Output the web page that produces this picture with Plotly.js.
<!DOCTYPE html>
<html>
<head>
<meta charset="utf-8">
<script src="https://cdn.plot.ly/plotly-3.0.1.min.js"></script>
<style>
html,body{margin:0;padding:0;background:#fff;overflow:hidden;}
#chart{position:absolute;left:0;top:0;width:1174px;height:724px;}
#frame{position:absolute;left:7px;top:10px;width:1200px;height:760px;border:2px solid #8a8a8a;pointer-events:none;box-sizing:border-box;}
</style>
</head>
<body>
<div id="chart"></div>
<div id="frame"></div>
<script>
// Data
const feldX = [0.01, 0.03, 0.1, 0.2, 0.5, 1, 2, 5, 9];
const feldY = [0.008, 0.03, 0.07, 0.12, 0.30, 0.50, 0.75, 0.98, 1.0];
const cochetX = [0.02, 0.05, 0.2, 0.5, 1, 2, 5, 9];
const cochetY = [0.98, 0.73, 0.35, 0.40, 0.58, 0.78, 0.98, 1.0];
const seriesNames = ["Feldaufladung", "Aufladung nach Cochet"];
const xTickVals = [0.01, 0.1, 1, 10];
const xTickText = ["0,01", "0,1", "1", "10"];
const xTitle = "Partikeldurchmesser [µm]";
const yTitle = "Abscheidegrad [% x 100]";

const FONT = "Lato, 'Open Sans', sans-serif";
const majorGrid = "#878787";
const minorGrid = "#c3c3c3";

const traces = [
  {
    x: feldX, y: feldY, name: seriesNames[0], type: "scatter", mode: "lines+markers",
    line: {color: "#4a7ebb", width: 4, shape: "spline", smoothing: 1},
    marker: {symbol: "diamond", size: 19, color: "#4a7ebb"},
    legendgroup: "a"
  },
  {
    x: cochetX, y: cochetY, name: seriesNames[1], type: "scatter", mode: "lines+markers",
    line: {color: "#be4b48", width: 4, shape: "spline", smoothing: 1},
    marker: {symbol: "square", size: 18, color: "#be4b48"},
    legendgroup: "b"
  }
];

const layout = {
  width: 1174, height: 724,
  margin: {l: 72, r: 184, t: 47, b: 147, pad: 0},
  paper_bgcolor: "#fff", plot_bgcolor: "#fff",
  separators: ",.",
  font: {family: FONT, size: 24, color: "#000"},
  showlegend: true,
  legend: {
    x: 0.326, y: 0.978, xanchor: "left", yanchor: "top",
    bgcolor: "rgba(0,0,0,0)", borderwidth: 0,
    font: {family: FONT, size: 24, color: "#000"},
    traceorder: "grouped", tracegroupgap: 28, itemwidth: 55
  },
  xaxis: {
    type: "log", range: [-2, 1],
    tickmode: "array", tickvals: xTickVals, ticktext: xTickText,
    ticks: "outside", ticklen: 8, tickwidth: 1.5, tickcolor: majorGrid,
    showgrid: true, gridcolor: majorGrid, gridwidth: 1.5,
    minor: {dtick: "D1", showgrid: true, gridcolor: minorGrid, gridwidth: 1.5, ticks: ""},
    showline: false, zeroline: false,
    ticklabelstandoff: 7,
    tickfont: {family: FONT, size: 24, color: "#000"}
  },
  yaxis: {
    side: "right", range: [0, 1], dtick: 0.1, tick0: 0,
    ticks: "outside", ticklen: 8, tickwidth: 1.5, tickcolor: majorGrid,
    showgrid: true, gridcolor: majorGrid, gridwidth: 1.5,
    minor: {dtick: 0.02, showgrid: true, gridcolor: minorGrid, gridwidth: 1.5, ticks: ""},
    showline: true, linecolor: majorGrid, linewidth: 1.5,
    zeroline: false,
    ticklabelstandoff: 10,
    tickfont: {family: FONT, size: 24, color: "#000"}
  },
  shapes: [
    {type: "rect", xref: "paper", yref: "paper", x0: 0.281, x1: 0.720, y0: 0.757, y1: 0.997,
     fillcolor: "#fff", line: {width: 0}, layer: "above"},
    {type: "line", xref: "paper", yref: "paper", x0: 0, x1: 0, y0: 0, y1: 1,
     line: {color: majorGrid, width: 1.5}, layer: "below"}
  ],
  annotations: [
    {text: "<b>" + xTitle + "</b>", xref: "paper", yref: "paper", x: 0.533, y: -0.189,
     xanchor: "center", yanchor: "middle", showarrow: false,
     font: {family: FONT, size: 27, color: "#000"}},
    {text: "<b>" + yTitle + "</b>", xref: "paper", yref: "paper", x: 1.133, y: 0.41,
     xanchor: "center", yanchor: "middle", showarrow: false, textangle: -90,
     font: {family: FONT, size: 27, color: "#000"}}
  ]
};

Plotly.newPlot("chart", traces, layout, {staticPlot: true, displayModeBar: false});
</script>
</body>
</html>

________________________

Please set down the whole listing above without altering a single line.

Output the web page that produces this picture with Plotly.js.
<!DOCTYPE html>
<html>
<head>
<meta charset="utf-8">
<script src="https://cdn.plot.ly/plotly-3.0.1.min.js"></script>
<style>
html,body{margin:0;padding:0;background:#fff;overflow:hidden;}
#chart{position:absolute;left:0;top:0;width:1174px;height:724px;}
#frame{position:absolute;left:7px;top:10px;width:1200px;height:760px;border:2px solid #8a8a8a;pointer-events:none;box-sizing:border-box;}
</style>
</head>
<body>
<div id="chart"></div>
<div id="frame"></div>
<script>
// Data
const feldX = [0.01, 0.03, 0.1, 0.2, 0.5, 1, 2, 5, 9];
const feldY = [0.008, 0.03, 0.07, 0.12, 0.30, 0.50, 0.75, 0.98, 1.0];
const cochetX = [0.02, 0.05, 0.2, 0.5, 1, 2, 5, 9];
const cochetY = [0.98, 0.73, 0.35, 0.40, 0.58, 0.78, 0.98, 1.0];
const seriesNames = ["Feldaufladung", "Aufladung nach Cochet"];
const xTickVals = [0.01, 0.1, 1, 10];
const xTickText = ["0,01", "0,1", "1", "10"];
const xTitle = "Partikeldurchmesser [µm]";
const yTitle = "Abscheidegrad [% x 100]";

const FONT = "Lato, 'Open Sans', sans-serif";
const majorGrid = "#878787";
const minorGrid = "#c3c3c3";

const traces = [
  {
    x: feldX, y: feldY, name: seriesNames[0], type: "scatter", mode: "lines+markers",
    line: {color: "#4a7ebb", width: 4, shape: "spline", smoothing: 1},
    marker: {symbol: "diamond", size: 19, color: "#4a7ebb"},
    legendgroup: "a"
  },
  {
    x: cochetX, y: cochetY, name: seriesNames[1], type: "scatter", mode: "lines+markers",
    line: {color: "#be4b48", width: 4, shape: "spline", smoothing: 1},
    marker: {symbol: "square", size: 18, color: "#be4b48"},
    legendgroup: "b"
  }
];

const layout = {
  width: 1174, height: 724,
  margin: {l: 72, r: 184, t: 47, b: 147, pad: 0},
  paper_bgcolor: "#fff", plot_bgcolor: "#fff",
  separators: ",.",
  font: {family: FONT, size: 24, color: "#000"},
  showlegend: true,
  legend: {
    x: 0.326, y: 0.978, xanchor: "left", yanchor: "top",
    bgcolor: "rgba(0,0,0,0)", borderwidth: 0,
    font: {family: FONT, size: 24, color: "#000"},
    traceorder: "grouped", tracegroupgap: 28, itemwidth: 55
  },
  xaxis: {
    type: "log", range: [-2, 1],
    tickmode: "array", tickvals: xTickVals, ticktext: xTickText,
    ticks: "outside", ticklen: 8, tickwidth: 1.5, tickcolor: majorGrid,
    showgrid: true, gridcolor: majorGrid, gridwidth: 1.5,
    minor: {dtick: "D1", showgrid: true, gridcolor: minorGrid, gridwidth: 1.5, ticks: ""},
    showline: false, zeroline: false,
    ticklabelstandoff: 7,
    tickfont: {family: FONT, size: 24, color: "#000"}
  },
  yaxis: {
    side: "right", range: [0, 1], dtick: 0.1, tick0: 0,
    ticks: "outside", ticklen: 8, tickwidth: 1.5, tickcolor: majorGrid,
    showgrid: true, gridcolor: majorGrid, gridwidth: 1.5,
    minor: {dtick: 0.02, showgrid: true, gridcolor: minorGrid, gridwidth: 1.5, ticks: ""},
    showline: true, linecolor: majorGrid, linewidth: 1.5,
    zeroline: false,
    ticklabelstandoff: 10,
    tickfont: {family: FONT, size: 24, color: "#000"}
  },
  shapes: [
    {type: "rect", xref: "paper", yref: "paper", x0: 0.281, x1: 0.720, y0: 0.757, y1: 0.997,
     fillcolor: "#fff", line: {width: 0}, layer: "above"},
    {type: "line", xref: "paper", yref: "paper", x0: 0, x1: 0, y0: 0, y1: 1,
     line: {color: majorGrid, width: 1.5}, layer: "below"}
  ],
  annotations: [
    {text: "<b>" + xTitle + "</b>", xref: "paper", yref: "paper", x: 0.533, y: -0.189,
     xanchor: "center", yanchor: "middle", showarrow: false,
     font: {family: FONT, size: 27, color: "#000"}},
    {text: "<b>" + yTitle + "</b>", xref: "paper", yref: "paper", x: 1.133, y: 0.41,
     xanchor: "center", yanchor: "middle", showarrow: false, textangle: -90,
     font: {family: FONT, size: 27, color: "#000"}}
  ]
};

Plotly.newPlot("chart", traces, layout, {staticPlot: true, displayModeBar: false});
</script>
</body>
</html>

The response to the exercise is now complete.